Attacks on the Press 2005: Middle East Snapshots

Attacks and developments throughout the region

BAHRAIN

• In February, Bahraini authorities detained blogger Ali Abdel Imam and two technicians working with him. Abdel Imam is the founder and editor of bahrainonline, which features a blog with commentary about Bahrain, as well as a discussion forum. The three were charged with violating the press, communications, and penal codes. They were released in mid-March, but the case was not closed.

KUWAIT

• In January, Adel Aidan, a correspondent working for the Arabic news channel Al-Arabiya, was detained by authorities shortly after the station aired a disputed report of clashes between Kuwaiti government forces and militants. According to press reports quoting Aidan’s lawyer, the journalist was charged with “reporting false news that undermines the country’s position internally and abroad.” Aidan was released four days later.

• In February, during a meeting with Kuwaiti newspaper editors, Prime Minister Sheikh Sabah al-Ahmed al-Sabah threatened either to suspend or to shut down any newspaper that publishes information related to the government’s fight against religious extremists.

LIBYA

• In June, the body of Libyan journalist Dayf al-Ghazal al-Shuhaibi was found in a Benghazi suburb. He had been missing since May 21. A former reporter for the government-owned daily Azahf al-Akhdar, al-Ghazal had recently been critical of government officials and the official media in articles written for the London-based online publications Libya Alyoum and Libya Jeel. He was briefly detained and questioned about his online writings by Libyan security agents in April. Justice Minister Ali Hasnaoui said al-Ghazal had been shot in the head and that his death was being investigated as murder.

MAURITANIA

• In March, freelance journalist Mohamed Ould Lamine Mahmoudi and two antislavery activists were detained after they interviewed a woman in southern Mauritania who claimed that she had been kept as a slave by a family in a nearby town. A local source told CPJ that the three were charged with fabricating information and tarnishing Mauritania’s image. An appeals court ordered their release in April.

SUDAN

• In June, Sudanese justice officials canceled the license of Sudan’s English-language daily, The Khartoum Monitor. The Monitor has been harassed by authorities repeatedly over the years. The newspaper’s more recent problem with its license can be traced to its publication of articles on slavery more than two years ago. The license was restored in July by order of President Omar Hassan al-Bashir, according to press reports.

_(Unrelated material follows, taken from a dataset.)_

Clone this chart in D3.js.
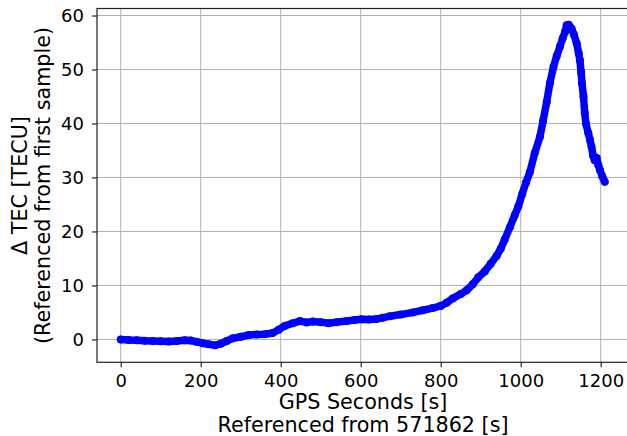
<!DOCTYPE html>
<html>
<head>
<meta charset="utf-8">
<script src="https://cdn.jsdelivr.net/npm/d3@7"></script>
<style>
body { margin: 0; background: #fff; }
text { font-family: "DejaVu Sans", sans-serif; }
</style>
</head>
<body>
<script>
var width = 627,
	height = 436;

// GPS seconds (referenced from 571862 s)
var seconds = [0, 20, 40, 60, 80, 100, 120, 140, 160, 175, 190, 205, 220, 236, 250, 265, 280, 300, 320, 340,
	360, 380, 395, 410, 430, 448, 465, 480, 500, 520, 540, 565, 585, 602, 620, 640, 655, 673, 700, 730,
	755, 780, 800, 815, 830, 850, 865, 880, 894, 910, 925, 940, 950, 960, 973, 985, 994, 1004, 1013, 1023,
	1035, 1048, 1056, 1065, 1073, 1082, 1090, 1098, 1105, 1111, 1115, 1120, 1127, 1133, 1140, 1145, 1148, 1151, 1153, 1157,
	1160, 1163, 1169, 1173, 1177, 1181, 1185, 1190, 1194, 1198, 1204, 1210];

// delta TEC (TECU) referenced from first sample
var dtec = [0, -0.1, -0.15, -0.25, -0.3, -0.35, -0.4, -0.3, -0.15, -0.2, -0.45, -0.7, -0.9, -1.1, -0.8, -0.3, 0.2, 0.5, 0.8, 0.9,
	0.95, 1.2, 1.8, 2.5, 3.0, 3.4, 3.15, 3.3, 3.2, 3.0, 3.2, 3.4, 3.6, 3.75, 3.7, 3.8, 4.0, 4.3, 4.6, 5.0,
	5.4, 5.8, 6.2, 6.8, 7.6, 8.4, 9.1, 10.2, 11.5, 12.6, 14.0, 15.5, 16.8, 18.5, 20.8, 23.0, 24.6, 27.0, 29.0, 31.0,
	34.5, 37.5, 40.5, 44.0, 47.5, 50.5, 52.5, 54.2, 55.8, 57.0, 58.2, 58.3, 57.6, 56.5, 54.8, 53.0, 51.7, 49.5, 47.5, 45.0,
	42.0, 40.0, 38.2, 37.0, 35.7, 34.0, 33.2, 33.6, 32.3, 31.4, 30.2, 29.2];

var xTicks = [0, 200, 400, 600, 800, 1000, 1200];
var yTicks = [0, 10, 20, 30, 40, 50, 60];

var data = seconds.map(function(s, i) { return {t: s, v: dtec[i]}; });

var svg = d3.select("body").append("svg").attr("width", width).attr("height", height);

var X = d3.scaleLinear().domain([-59.3, 1270.5]).range([97, 628.9]);
var Y = d3.scaleLinear().domain([-4.24, 61.3]).range([362.3, 8.5]);

// grid
svg.append("g").selectAll("line").data(xTicks).enter().append("line")
	.attr("x1", function(d) { return X(d); }).attr("x2", function(d) { return X(d); })
	.attr("y1", Y.range()[0]).attr("y2", Y.range()[1])
	.style("stroke", "#b0b0b0").style("stroke-width", 1);
svg.append("g").selectAll("line").data(yTicks).enter().append("line")
	.attr("y1", function(d) { return Y(d); }).attr("y2", function(d) { return Y(d); })
	.attr("x1", X.range()[0]).attr("x2", X.range()[1])
	.style("stroke", "#b0b0b0").style("stroke-width", 1);

// data
var line = d3.line().x(function(d) { return X(d.t); }).y(function(d) { return Y(d.v); });
svg.append("path").datum(data).attr("d", line)
	.style("fill", "none").style("stroke", "#0000ff").style("stroke-width", 7.5)
	.style("stroke-linejoin", "round").style("stroke-linecap", "round");
svg.selectAll(".dot").data(data).enter().append("circle").attr("class", "dot")
	.attr("cx", function(d) { return X(d.t); })
	.attr("cy", function(d) { return Y(d.v); })
	.attr("r", 4)
	.style("fill", "#0000ff");

// frame
svg.append("rect").attr("x", 97).attr("y", 8.5).attr("width", 628.9 - 97).attr("height", 362.3 - 8.5)
	.style("fill", "none").style("stroke", "#222").style("stroke-width", 1.2);

// axes
var xAxis = svg.append("g").attr("transform", "translate(0,362.3)")
	.call(d3.axisBottom(X).tickValues(xTicks).tickFormat(d3.format("d")).tickSize(5).tickPadding(7));
var yAxis = svg.append("g").attr("transform", "translate(97,0)")
	.call(d3.axisLeft(Y).tickValues(yTicks).tickFormat(d3.format("d")).tickSize(5).tickPadding(8));
[xAxis, yAxis].forEach(function(a) {
	a.select(".domain").remove();
	a.selectAll("line").style("stroke", "#222").style("stroke-width", 1.2);
	a.selectAll("text").style("font-family", "DejaVu Sans").style("font-size", "18px").style("fill", "#000");
});

// labels
svg.append("text").attr("x", 363).attr("y", 409).attr("text-anchor", "middle")
	.style("font-size", "20.7px").text("GPS Seconds [s]");
svg.append("text").attr("x", 363).attr("y", 432).attr("text-anchor", "middle")
	.style("font-size", "20.7px").text("Referenced from 571862 [s]");

svg.append("text").attr("transform", "translate(27,185.5) rotate(-90)").attr("text-anchor", "middle")
	.style("font-size", "20.7px").text("Δ TEC [TECU]");
svg.append("text").attr("transform", "translate(50,185.5) rotate(-90)").attr("text-anchor", "middle")
	.style("font-size", "20.7px").text("(Referenced from first sample)");
</script>
</body>
</html>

• In May, U.S. freelance photographer Brad Clift was released after two weeks’ detention by Sudanese authorities. Sudanese security forces detained Clift while he was taking photographs at a camp for internally displaced persons outside Nyala, the capital of South Darfur state. He was accused of working without a proper permit, but charges were not filed against him. Clift was held under house arrest at the U.S. Agency for International Development office.

TURKEY

• On October 12, Turkish-Armenian journalist Hrant Dink was convicted of “insulting and weakening Turkish identity through the media.” An Istanbul court sentenced Dink, the editor-in-chief of the bilingual Turkish-Armenian weekly Agos, to a six-month suspended term. He planned to appeal. The charges arose from articles published in 2004 dealing with the collective memory of the Armenian massacres of 1915-17 under the Ottoman Empire. Turkish law, even with recent legal reforms, allows for journalists to be criminally prosecuted and imprisoned for their work. Dink was prosecuted under a provision of the new penal code that states: “A person who insults Turkishness, the Republic, or the Turkish Parliament will be punished with imprisonment ranging from six months to three years.” Turkish authorities did not elaborate on what they considered insulting in Dink’s work. Dink, who founded Agos in 1996, was sentenced the same week talks began on Turkey’s application to join the European Union.

UNITED ARAB EMIRATES

• In June, Bassma al-Jandaly, a reporter with the English-language daily Gulf News,was detained briefly and harassed at the Dubai airport. Al-Jandaly was told that she was wanted in the neighboring emirate of Sharjah, where police claimed that an article she had written in February had interfered with an investigation. The article concerned a Sharjah woman who was wounded by a knife-wielding man who had apparently attacked other women. Al-Jandaly was released from airport custody after a few hours.